Look through the material below. Copy every line with the string "this" in it.

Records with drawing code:

......

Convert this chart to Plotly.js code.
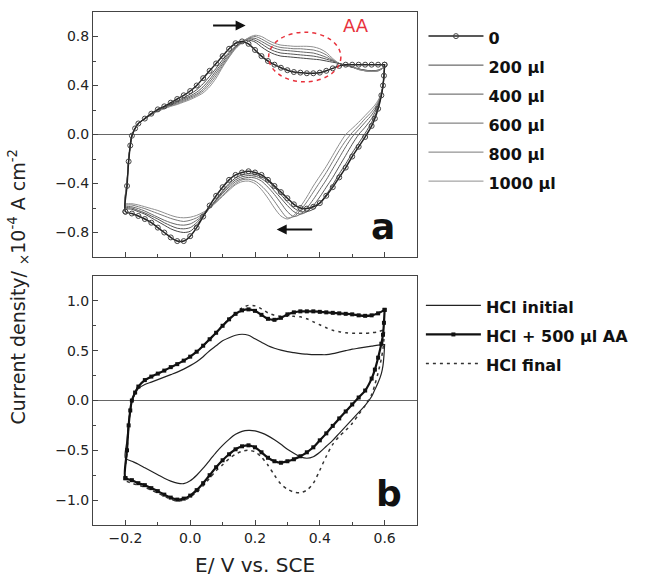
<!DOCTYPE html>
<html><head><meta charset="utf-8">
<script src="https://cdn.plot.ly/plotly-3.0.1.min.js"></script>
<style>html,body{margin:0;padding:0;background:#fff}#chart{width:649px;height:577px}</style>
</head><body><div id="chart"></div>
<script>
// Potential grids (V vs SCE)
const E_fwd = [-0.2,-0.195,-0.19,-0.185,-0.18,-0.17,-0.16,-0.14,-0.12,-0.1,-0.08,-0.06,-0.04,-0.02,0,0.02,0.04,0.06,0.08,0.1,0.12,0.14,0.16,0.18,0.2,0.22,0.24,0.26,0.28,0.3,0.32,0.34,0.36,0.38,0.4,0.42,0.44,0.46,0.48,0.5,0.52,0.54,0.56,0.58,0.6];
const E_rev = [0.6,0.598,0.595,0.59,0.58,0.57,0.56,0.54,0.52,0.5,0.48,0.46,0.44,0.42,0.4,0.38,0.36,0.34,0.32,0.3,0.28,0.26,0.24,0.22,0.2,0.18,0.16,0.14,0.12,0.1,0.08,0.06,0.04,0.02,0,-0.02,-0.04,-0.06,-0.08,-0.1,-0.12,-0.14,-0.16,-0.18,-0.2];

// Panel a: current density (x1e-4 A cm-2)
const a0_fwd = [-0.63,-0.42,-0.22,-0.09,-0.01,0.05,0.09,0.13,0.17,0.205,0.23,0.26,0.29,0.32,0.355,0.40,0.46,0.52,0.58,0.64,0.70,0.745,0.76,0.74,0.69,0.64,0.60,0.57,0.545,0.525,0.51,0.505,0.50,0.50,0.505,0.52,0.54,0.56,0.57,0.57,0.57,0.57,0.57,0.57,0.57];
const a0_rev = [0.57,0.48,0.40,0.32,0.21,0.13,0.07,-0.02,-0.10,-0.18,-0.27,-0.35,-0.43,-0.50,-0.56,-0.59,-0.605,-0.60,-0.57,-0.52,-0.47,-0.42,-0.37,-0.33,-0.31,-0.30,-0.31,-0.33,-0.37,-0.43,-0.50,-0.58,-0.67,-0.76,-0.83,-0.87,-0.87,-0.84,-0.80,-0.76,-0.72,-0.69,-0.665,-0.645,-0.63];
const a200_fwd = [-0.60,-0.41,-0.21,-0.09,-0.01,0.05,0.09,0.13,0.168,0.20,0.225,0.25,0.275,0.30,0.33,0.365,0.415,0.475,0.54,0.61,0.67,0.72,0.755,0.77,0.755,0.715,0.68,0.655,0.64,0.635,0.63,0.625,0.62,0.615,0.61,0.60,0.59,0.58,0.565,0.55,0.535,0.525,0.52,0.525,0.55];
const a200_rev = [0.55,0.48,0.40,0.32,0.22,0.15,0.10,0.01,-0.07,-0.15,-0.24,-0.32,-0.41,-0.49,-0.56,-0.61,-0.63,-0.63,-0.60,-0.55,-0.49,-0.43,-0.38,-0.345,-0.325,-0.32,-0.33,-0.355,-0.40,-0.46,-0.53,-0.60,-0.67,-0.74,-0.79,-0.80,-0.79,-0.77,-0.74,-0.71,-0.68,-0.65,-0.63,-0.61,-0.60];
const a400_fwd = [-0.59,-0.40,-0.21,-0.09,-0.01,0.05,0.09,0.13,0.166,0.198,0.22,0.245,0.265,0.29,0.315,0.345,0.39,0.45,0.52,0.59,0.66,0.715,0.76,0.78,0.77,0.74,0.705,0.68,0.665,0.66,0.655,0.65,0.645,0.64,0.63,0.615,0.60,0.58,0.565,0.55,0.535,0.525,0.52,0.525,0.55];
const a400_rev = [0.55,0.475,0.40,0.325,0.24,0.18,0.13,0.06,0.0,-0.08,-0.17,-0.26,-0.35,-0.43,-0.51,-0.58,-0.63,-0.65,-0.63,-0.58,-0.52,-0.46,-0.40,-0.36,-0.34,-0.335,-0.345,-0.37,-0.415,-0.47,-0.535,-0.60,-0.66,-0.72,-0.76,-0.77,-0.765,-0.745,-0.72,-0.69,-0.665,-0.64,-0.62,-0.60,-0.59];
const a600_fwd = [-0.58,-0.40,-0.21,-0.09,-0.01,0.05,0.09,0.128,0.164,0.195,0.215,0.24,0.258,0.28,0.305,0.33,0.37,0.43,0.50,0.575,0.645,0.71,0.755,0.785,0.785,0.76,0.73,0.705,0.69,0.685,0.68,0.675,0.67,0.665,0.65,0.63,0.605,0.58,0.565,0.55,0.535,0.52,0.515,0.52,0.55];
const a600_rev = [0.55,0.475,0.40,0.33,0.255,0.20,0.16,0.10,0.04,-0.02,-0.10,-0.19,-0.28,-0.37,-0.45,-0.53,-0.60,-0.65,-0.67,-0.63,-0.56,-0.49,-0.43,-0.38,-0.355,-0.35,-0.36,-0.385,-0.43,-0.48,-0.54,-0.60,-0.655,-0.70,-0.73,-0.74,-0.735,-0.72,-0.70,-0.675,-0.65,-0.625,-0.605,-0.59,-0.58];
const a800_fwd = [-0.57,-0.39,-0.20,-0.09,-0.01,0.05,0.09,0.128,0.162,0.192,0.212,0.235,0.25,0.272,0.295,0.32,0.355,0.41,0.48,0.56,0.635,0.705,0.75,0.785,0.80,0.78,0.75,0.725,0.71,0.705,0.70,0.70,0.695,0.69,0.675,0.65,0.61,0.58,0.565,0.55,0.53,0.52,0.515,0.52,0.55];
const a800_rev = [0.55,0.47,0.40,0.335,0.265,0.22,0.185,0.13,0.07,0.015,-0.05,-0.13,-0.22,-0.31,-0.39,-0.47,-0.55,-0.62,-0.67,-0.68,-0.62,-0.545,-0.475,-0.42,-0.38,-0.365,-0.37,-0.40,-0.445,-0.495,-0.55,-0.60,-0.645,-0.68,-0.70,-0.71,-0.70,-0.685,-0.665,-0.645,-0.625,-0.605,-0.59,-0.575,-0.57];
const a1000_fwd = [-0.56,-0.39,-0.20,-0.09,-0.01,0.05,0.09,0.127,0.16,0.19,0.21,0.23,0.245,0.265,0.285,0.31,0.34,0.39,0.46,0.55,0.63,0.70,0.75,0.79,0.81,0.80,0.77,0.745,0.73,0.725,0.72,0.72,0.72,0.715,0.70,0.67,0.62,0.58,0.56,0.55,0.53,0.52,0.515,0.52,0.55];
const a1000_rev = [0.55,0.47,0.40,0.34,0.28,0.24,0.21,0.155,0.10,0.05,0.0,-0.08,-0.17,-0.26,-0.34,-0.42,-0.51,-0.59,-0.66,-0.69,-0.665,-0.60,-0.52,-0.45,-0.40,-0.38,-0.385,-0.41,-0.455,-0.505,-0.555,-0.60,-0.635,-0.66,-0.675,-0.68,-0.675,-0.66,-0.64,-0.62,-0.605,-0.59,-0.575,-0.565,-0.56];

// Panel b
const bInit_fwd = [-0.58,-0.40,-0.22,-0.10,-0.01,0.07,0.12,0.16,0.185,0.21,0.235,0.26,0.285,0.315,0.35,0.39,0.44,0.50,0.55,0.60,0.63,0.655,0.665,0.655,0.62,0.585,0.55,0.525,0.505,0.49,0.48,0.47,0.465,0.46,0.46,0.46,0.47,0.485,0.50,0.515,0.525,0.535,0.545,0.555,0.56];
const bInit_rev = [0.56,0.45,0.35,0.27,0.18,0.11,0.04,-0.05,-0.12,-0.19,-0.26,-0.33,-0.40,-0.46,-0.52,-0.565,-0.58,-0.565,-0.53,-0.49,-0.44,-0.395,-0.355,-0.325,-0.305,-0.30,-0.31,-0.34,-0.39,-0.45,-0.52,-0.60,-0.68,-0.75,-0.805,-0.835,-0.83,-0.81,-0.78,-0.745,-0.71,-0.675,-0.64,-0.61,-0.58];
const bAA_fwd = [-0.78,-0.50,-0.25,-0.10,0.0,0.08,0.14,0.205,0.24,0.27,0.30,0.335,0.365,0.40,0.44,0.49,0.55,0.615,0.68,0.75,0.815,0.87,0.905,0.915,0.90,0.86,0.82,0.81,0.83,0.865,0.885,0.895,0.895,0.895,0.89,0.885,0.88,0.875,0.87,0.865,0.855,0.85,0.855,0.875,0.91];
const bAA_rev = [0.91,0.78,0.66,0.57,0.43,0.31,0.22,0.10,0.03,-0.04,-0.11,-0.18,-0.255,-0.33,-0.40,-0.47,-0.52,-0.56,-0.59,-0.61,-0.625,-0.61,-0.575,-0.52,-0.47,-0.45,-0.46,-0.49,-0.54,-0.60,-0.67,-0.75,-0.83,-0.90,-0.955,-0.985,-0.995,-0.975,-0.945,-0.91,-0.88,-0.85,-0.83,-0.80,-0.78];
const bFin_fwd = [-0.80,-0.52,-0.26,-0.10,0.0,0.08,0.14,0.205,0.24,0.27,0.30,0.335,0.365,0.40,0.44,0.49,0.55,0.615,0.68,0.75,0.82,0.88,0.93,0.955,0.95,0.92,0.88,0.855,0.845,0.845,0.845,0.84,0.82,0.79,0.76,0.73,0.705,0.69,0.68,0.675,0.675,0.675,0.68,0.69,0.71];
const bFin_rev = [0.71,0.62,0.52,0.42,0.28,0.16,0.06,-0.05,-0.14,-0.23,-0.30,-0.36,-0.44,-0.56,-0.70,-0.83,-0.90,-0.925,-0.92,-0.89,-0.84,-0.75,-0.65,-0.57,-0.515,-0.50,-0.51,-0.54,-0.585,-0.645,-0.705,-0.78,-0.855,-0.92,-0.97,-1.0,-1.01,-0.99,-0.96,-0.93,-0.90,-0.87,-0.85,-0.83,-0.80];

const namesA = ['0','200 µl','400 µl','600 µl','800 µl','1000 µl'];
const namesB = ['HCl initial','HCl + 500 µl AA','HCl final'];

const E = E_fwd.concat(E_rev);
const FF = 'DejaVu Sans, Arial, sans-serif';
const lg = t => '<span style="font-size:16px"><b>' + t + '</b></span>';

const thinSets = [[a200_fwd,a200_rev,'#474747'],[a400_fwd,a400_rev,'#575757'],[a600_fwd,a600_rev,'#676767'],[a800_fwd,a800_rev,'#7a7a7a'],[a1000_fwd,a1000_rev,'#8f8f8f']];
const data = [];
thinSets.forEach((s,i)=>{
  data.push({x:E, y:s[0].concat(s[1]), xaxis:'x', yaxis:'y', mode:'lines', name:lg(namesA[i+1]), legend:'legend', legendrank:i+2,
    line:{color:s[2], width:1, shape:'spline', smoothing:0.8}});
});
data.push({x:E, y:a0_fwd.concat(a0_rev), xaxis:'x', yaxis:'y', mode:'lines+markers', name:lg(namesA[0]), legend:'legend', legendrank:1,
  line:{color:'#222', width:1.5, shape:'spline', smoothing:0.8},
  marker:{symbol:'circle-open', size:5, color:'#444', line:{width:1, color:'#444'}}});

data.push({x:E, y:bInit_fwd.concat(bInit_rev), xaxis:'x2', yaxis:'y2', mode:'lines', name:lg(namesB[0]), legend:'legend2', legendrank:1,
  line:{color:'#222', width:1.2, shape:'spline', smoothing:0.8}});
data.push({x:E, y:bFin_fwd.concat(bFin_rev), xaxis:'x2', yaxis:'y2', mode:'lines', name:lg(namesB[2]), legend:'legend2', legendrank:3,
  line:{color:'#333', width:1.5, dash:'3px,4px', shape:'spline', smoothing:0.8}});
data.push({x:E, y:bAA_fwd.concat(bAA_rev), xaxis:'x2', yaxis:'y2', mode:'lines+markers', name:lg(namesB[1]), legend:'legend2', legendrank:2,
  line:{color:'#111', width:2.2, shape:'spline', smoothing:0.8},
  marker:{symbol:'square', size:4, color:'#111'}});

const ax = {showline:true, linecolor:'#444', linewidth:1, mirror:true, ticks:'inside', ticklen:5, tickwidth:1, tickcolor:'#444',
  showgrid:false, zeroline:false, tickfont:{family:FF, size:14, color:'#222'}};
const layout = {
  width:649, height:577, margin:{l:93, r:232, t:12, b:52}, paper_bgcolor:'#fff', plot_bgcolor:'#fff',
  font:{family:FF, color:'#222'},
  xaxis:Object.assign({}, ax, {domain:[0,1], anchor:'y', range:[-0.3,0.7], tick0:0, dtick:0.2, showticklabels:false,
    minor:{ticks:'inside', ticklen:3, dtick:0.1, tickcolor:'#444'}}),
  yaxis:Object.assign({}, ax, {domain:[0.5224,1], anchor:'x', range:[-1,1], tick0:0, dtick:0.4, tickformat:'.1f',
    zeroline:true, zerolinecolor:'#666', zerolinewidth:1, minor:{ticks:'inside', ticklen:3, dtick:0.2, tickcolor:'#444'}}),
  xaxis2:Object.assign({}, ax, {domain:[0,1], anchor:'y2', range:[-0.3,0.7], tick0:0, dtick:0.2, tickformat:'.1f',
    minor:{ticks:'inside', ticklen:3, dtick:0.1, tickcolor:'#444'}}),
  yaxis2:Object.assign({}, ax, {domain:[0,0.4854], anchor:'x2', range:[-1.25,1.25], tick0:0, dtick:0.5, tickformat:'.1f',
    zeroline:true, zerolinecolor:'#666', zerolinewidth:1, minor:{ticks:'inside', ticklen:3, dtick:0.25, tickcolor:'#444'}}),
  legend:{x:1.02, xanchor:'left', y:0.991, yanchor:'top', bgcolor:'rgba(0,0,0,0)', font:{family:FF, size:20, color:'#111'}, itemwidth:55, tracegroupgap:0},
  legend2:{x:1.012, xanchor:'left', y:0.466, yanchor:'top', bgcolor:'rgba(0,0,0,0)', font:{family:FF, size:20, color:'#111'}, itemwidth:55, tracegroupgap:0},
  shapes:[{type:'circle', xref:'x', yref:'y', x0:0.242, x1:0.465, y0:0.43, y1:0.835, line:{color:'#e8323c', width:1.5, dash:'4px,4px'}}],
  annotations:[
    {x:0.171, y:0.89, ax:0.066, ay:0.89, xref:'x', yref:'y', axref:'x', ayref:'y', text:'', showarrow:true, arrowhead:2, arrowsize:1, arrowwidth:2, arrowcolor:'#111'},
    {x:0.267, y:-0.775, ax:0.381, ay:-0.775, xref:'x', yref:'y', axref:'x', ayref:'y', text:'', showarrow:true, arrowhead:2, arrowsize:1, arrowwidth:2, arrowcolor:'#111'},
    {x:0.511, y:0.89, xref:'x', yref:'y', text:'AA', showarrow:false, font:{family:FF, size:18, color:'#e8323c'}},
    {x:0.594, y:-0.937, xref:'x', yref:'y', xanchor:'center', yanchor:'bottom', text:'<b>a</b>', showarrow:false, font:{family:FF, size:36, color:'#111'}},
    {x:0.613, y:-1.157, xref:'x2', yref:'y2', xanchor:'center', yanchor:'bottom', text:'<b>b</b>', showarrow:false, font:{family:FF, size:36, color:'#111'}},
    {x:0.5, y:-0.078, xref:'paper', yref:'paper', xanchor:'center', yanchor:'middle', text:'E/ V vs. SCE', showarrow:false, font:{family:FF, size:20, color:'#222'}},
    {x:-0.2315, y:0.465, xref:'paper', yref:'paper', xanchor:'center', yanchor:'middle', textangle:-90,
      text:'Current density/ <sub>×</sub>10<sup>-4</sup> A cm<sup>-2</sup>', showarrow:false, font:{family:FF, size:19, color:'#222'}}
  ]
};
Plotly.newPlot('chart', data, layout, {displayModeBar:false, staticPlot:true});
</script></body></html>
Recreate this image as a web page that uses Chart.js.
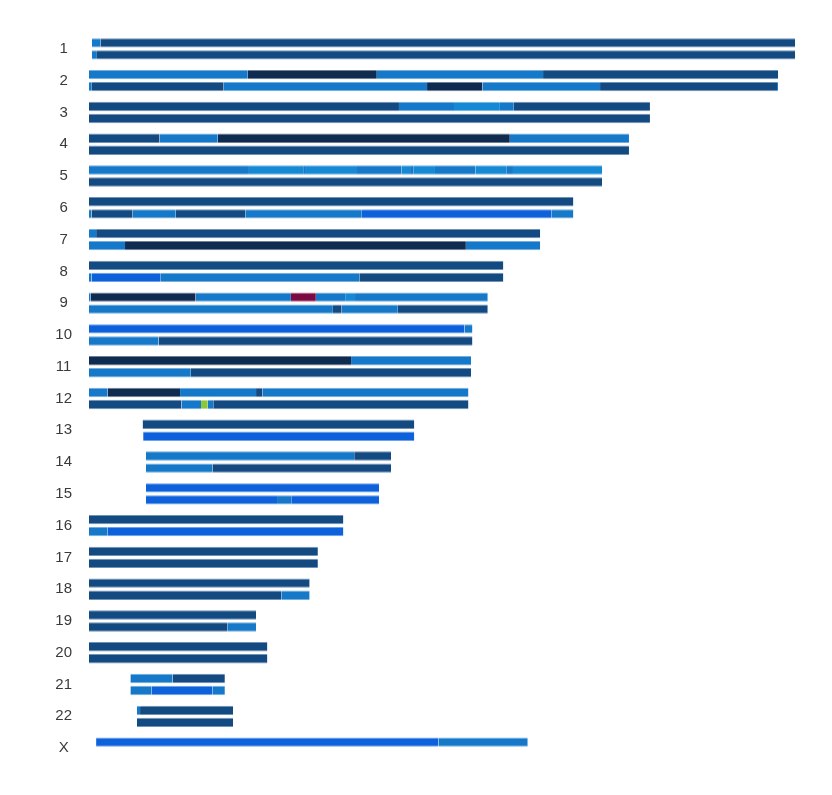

......

_Response:_
Convert this chart to Plotly.js code.
Recreate this image as a web page that uses Chart.js.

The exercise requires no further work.